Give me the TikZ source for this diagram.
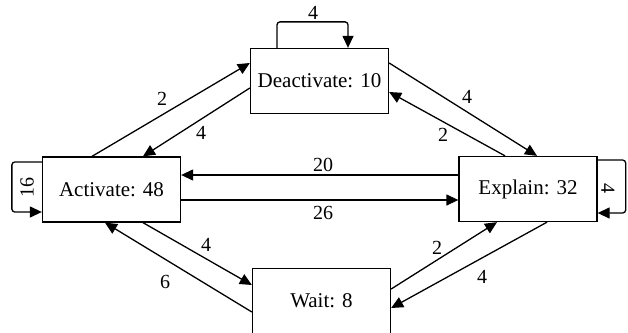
\documentclass[tikz,border=0pt]{standalone}
\usepackage{fontspec}
\setmainfont{Liberation Serif}
\usetikzlibrary{arrows.meta,calc}
\begin{document}
\begin{tikzpicture}[x=1pt,y=-1pt,
  statebox/.style={draw,line width=1.3pt,rectangle,minimum width=138pt,minimum height=65pt,inner sep=0pt,font=\fontsize{21}{24}\selectfont},
  elabel/.style={inner sep=0pt,font=\fontsize{20}{22}\selectfont},
  conn/.style={line width=1.3pt,-{Triangle[length=12pt,width=11pt]}},
  loopconn/.style={conn,rounded corners=3pt}]
\fill[white] (0,0) rectangle (628,332);
\useasboundingbox (0,0) rectangle (628,332);
\node[statebox] (act) at (111.5,189.5) {Activate: 48};
\node[statebox] (deact) at (319.5,81) {Deactivate: 10};
\node[statebox] (expl) at (528,189) {Explain: 32};
\node[statebox] (wait) at (321.5,301) {Wait: 8};
% self loops
\draw[loopconn] ($(act.west)+(0,-27.5)$) -- ++(-30,0) |- ($(act.west)+(0,22.5)$);
\draw[loopconn] ($(expl.east)+(0,-29)$) -- ++(28,0) |- ($(expl.east)+(0,24)$);
\draw[loopconn] ($(deact.north)+(-42.5,0)$) -- ++(0,-26) -| ($(deact.north)+(28.5,0)$);
% edges
\draw[conn] ($(act.north)+(-19.5,0)$) -- ($(deact.west)+(0,-18)$);
\draw[conn] ($(deact.west)+(0,7)$) -- ($(act.north)+(31.5,0)$);
\draw[conn] ($(deact.east)+(0,-18)$) -- ($(expl.north)+(9,0)$);
\draw[conn] ($(expl.north)+(-23,0)$) -- ($(deact.east)+(0,11)$);
\draw[conn] ($(expl.west)+(0,-14)$) -- ($(act.east)+(0,-14.5)$);
\draw[conn] ($(act.east)+(0,10.5)$) -- ($(expl.west)+(0,11)$);
\draw[conn] ($(act.south)+(31.5,0)$) -- ($(wait.west)+(0,-16)$);
\draw[conn] ($(wait.west)+(0,11)$) -- ($(act.south)+(-6.5,0)$);
\draw[conn] ($(wait.east)+(0,-12)$) -- ($(expl.south)+(-31,0)$);
\draw[conn] ($(expl.south)+(19,0)$) -- ($(wait.east)+(0,7)$);
% labels
\node[elabel] (l1) at (313,13) {4};
\node[elabel,rotate=90] (l2) at (27,187) {16};
\node[elabel,rotate=-90] (l3) at (608,188) {4};
\node[elabel] (l4) at (162,99) {2};
\node[elabel] (l5) at (201,133) {4};
\node[elabel] (l6) at (467,97) {4};
\node[elabel] (l7) at (443,135) {2};
\node[elabel] (l8) at (323,165) {20};
\node[elabel] (l9) at (323,213) {26};
\node[elabel] (l10) at (206,245) {4};
\node[elabel] (l11) at (165,282) {6};
\node[elabel] (l12) at (437,248) {2};
\node[elabel] (l13) at (482,277) {4};
\end{tikzpicture}
\end{document}
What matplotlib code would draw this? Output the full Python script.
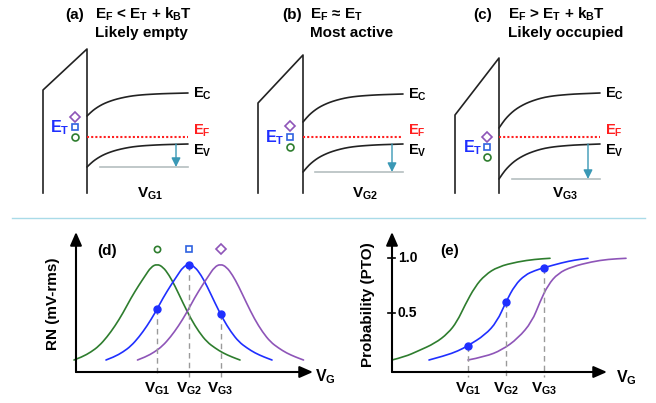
import numpy as np
import matplotlib.pyplot as plt
from matplotlib.path import Path
from matplotlib.patches import PathPatch

plt.rcParams['font.family'] = ['Liberation Sans', 'DejaVu Sans']
plt.rcParams['mathtext.fontset'] = 'custom'
plt.rcParams['mathtext.rm'] = 'Liberation Sans'
plt.rcParams['mathtext.bf'] = 'Liberation Sans:bold'
plt.rcParams['mathtext.it'] = 'Liberation Sans:italic'

GREEN = '#2e7d2e'
BLUE = '#1f2fff'
PURPLE = '#8e55b8'
RED = '#ff2020'
TEAL = '#3a98b5'

# ---------------- top row: band diagrams (a)-(c) ----------------
panel_tags = ['(a)', '(b)', '(c)']
cond_text = [r'$\mathbf{E_F}$ < $\mathbf{E_T}$ + $\mathbf{k_BT}$',
             r'$\mathbf{E_F}$ ≈ $\mathbf{E_T}$',
             r'$\mathbf{E_F}$ > $\mathbf{E_T}$ + $\mathbf{k_BT}$']
state_text = ['Likely empty', 'Most active', 'Likely occupied']
gate_text = [r'$\mathbf{V_{G1}}$', r'$\mathbf{V_{G2}}$', r'$\mathbf{V_{G3}}$']
tag_x = [65, 282, 473]
cond_x = [95, 310, 508]
ox_left = [43, 258, 455]
ox_left_top = [90, 103, 115]
ox_right = [87, 303, 499]
ox_top = [49, 55, 58]
ox_bottom = 193
band_end = [188, 403, 600]
ec_flat = [93, 94, 93]
ev_flat = [144, 144, 144]
ef_level = [137, 137, 137]
bend_depth = [23, 28, 35]
gray_start = [100, 315, 512]
arrow_x = [176, 392, 588]
et_x = [50, 265, 463]
trap_x = [75, 290, 487]
trap_y = [[117, 127, 137], [126, 137, 147], [137, 147, 157]]
vg_label_x = [137, 352, 552]
# band bending: distance from interface vs fraction of bending
bend_dx = [0, 4, 8, 13, 18, 24, 30, 38, 46, 55, 63, 75, 88, 101]
bend_frac = [1.0, 0.83, 0.69, 0.55, 0.44, 0.34, 0.26, 0.18, 0.12, 0.08, 0.057, 0.03, 0.015, 0.0]

# ---------------- (d) RN vs VG ----------------
vg_d = [157, 189, 220.5]
rn_dx = [-83, -75, -66, -58, -50, -42, -34, -26, -18, -12, -6, 0, 6, 12, 18, 26, 34, 42, 50, 58, 66, 75, 83]
rn_y = [360, 357, 352, 346, 337, 326, 313, 298, 285, 276, 267, 264, 267, 275, 286, 303, 319, 332, 342, 348, 353, 357, 360]

# ---------------- (e) probability vs VG ----------------
vg_e = [468, 506, 544]
pg_x = [392, 405, 418, 435, 448, 457, 465, 475, 485, 498, 518, 535, 550]
pg_y = [360, 356.7, 351, 343.3, 333.3, 321.7, 305, 286.7, 275, 266.7, 261.7, 259.3, 258.3]
pb_x = [429, 445, 458, 468, 485, 497, 506, 515, 525, 535, 544, 562, 575, 588]
pb_y = [360, 355.7, 351, 345.7, 335, 321.7, 301.7, 285, 275, 270.5, 267.7, 262.7, 260, 258.3]
pp_x = [468, 485, 502, 518, 532, 540, 548, 558, 572, 592, 608, 626]
pp_y = [360, 356.7, 350, 338.3, 321.7, 301.7, 285, 273.3, 266.7, 261.7, 259.3, 258.3]
prob_ticks = ['1.0', '0.5']
prob_tick_y = [258, 313]

fig = plt.figure(figsize=(6.56, 4.03), dpi=100)
ax = fig.add_axes([0, 0, 1, 1])
ax.set_xlim(0, 656)
ax.set_ylim(403, 0)
ax.axis('off')


def arrow(p0, p1, color='black', lw=1.5, head=(0.8, 0.35), ms=10):
    ax.annotate('', xy=p1, xytext=p0,
                arrowprops=dict(arrowstyle='-|>,head_length=%g,head_width=%g' % head,
                                color=color, lw=lw, shrinkA=0, shrinkB=0,
                                mutation_scale=ms))


def smooth(xs, ys, color, lw=1.2):
    # quadratic bezier through the read points (points act as controls)
    xs = np.asarray(xs, float)
    ys = np.asarray(ys, float)
    verts = [(xs[0], ys[0])]
    codes = [Path.MOVETO]
    for k in range(1, len(xs) - 1):
        verts += [(xs[k], ys[k]), ((xs[k] + xs[k + 1]) / 2, (ys[k] + ys[k + 1]) / 2)]
        codes += [Path.CURVE3, Path.CURVE3]
    verts.append((xs[-1], ys[-1]))
    codes.append(Path.LINETO)
    ax.add_patch(PathPatch(Path(verts, codes), fill=False, edgecolor=color, lw=lw,
                           capstyle='round'))


for i in range(3):
    ax.text(tag_x[i], 19, panel_tags[i], fontsize=11, fontweight='bold', va='baseline')
    ax.text(cond_x[i], 19, cond_text[i], fontsize=11, fontweight='bold', va='baseline')
    ax.text(cond_x[i], 37, state_text[i], fontsize=11, fontweight='bold', va='baseline')

    # oxide
    ax.plot([ox_left[i], ox_left[i], ox_right[i], ox_right[i]],
            [ox_bottom, ox_left_top[i], ox_top[i], ox_bottom], color='#222222', lw=1.2)

    bx = ox_right[i] + np.array(bend_dx) * (band_end[i] - ox_right[i]) / bend_dx[-1]
    bf = np.array(bend_frac) * bend_depth[i]
    smooth(bx, ec_flat[i] + bf, '#222222')
    smooth(bx, ev_flat[i] + bf, '#222222')
    ax.plot([ox_right[i], band_end[i]], [ef_level[i]] * 2, color=RED, lw=1.5,
            linestyle=(0, (1, 1)))
    gy = ev_flat[i] + bend_depth[i]
    ax.plot([gray_start[i], band_end[i]], [gy, gy], color='#b5bfc0', lw=1.2)
    arrow((arrow_x[i], ev_flat[i]), (arrow_x[i], gy), color=TEAL, lw=1.0, head=(0.6, 0.3), ms=9)

    lx = band_end[i] + 5
    ax.text(lx, ec_flat[i] + 5, r'$\mathbf{E_C}$', fontsize=10.5, va='baseline')
    ax.text(lx, ef_level[i] - 2, r'$\mathbf{E_F}$', fontsize=10.5, va='baseline', color=RED)
    ax.text(lx, ev_flat[i] + 11, r'$\mathbf{E_V}$', fontsize=10.5, va='baseline')

    ax.text(et_x[i], trap_y[i][1] + 5, r'$\mathbf{E_T}$', fontsize=11.5, va='baseline', color=BLUE)
    ax.plot(trap_x[i], trap_y[i][0], marker='D', ms=5.5, mfc='none', mec=PURPLE, mew=1.2)
    ax.plot(trap_x[i], trap_y[i][1], marker='s', ms=5, mfc='none', mec='#2f62e0', mew=1.2)
    ax.plot(trap_x[i], trap_y[i][2], marker='o', ms=5, mfc='none', mec=GREEN, mew=1.2)

    ax.text(vg_label_x[i], 198, gate_text[i], fontsize=11, va='baseline')

# separator
ax.plot([12, 645], [218, 218], color='#a9dbe8', lw=1)

# ---------------- (d) ----------------
arrow((76, 372), (76, 232))
arrow((76, 372), (313, 372))
ax.text(315, 381, r'$\mathbf{V_G}$', fontsize=11.5, va='baseline')
ax.text(53, 304, 'RN (mV-rms)', fontsize=11, fontweight='bold', rotation=90,
        ha='center', va='center')
ax.text(97, 251, '(d)', fontsize=11, fontweight='bold', va='center')
for vg, col in zip(vg_d, [GREEN, BLUE, PURPLE]):
    smooth(vg + np.array(rn_dx), rn_y, col)
ax.plot(vg_d[0], 249, marker='o', ms=4.5, mfc='none', mec=GREEN, mew=1.2)
ax.plot(vg_d[1], 249, marker='s', ms=4.5, mfc='none', mec='#2f62e0', mew=1.2)
ax.plot(vg_d[2], 249, marker='D', ms=5, mfc='none', mec=PURPLE, mew=1.2)
blue_rn = np.interp(np.array(vg_d) - vg_d[1], rn_dx, rn_y)
blue_rn[1] += 0.7
for vg, y, lab in zip(vg_d, blue_rn, gate_text):
    ax.plot([vg, vg], [y, 377], color='#9a9a9a', lw=1, linestyle=(0, (4, 3)))
    ax.text(vg, 393, lab, fontsize=11, ha='center', va='baseline')
ax.plot(vg_d, blue_rn, 'o', color=BLUE, ms=5)

# ---------------- (e) ----------------
arrow((392, 372), (392, 232))
arrow((392, 372), (607, 372))
ax.text(616, 382, r'$\mathbf{V_G}$', fontsize=11.5, va='baseline')
ax.text(368, 305, 'Probability (PTO)', fontsize=11, fontweight='bold', rotation=90,
        ha='center', va='center')
ax.text(440, 251, '(e)', fontsize=11, fontweight='bold', va='center')
for lab, ty in zip(prob_ticks, prob_tick_y):
    ax.plot([388, 395], [ty, ty], color='black', lw=1.2)
    ax.text(398, ty, lab, fontsize=10, fontweight='bold', va='center')
smooth(pg_x, pg_y, GREEN)
smooth(pb_x, pb_y, BLUE)
smooth(pp_x, pp_y, PURPLE)
blue_p = np.interp(vg_e, pb_x, pb_y)
for vg, y, lab in zip(vg_e, blue_p, gate_text):
    ax.plot([vg, vg], [y, 377], color='#9a9a9a', lw=1, linestyle=(0, (4, 3)))
    ax.text(vg, 393, lab, fontsize=11, ha='center', va='baseline')
ax.plot(vg_e, blue_p, 'o', color=BLUE, ms=5)

fig.savefig('out.png', dpi=100)
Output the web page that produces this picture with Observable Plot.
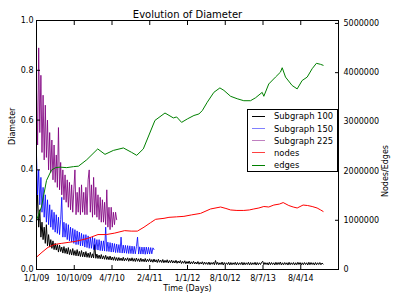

----------------

Repeat only the lines from the one holding "What matplotlib code" to the one holding "TEAL = '#3a98b5'", both ends included, and drop the images.

### Completed task
What matplotlib code would draw this? Output the full Python script.
import numpy as np
import matplotlib.pyplot as plt
from matplotlib.path import Path
from matplotlib.patches import PathPatch

plt.rcParams['font.family'] = ['Liberation Sans', 'DejaVu Sans']
plt.rcParams['mathtext.fontset'] = 'custom'
plt.rcParams['mathtext.rm'] = 'Liberation Sans'
plt.rcParams['mathtext.bf'] = 'Liberation Sans:bold'
plt.rcParams['mathtext.it'] = 'Liberation Sans:italic'

GREEN = '#2e7d2e'
BLUE = '#1f2fff'
PURPLE = '#8e55b8'
RED = '#ff2020'
TEAL = '#3a98b5'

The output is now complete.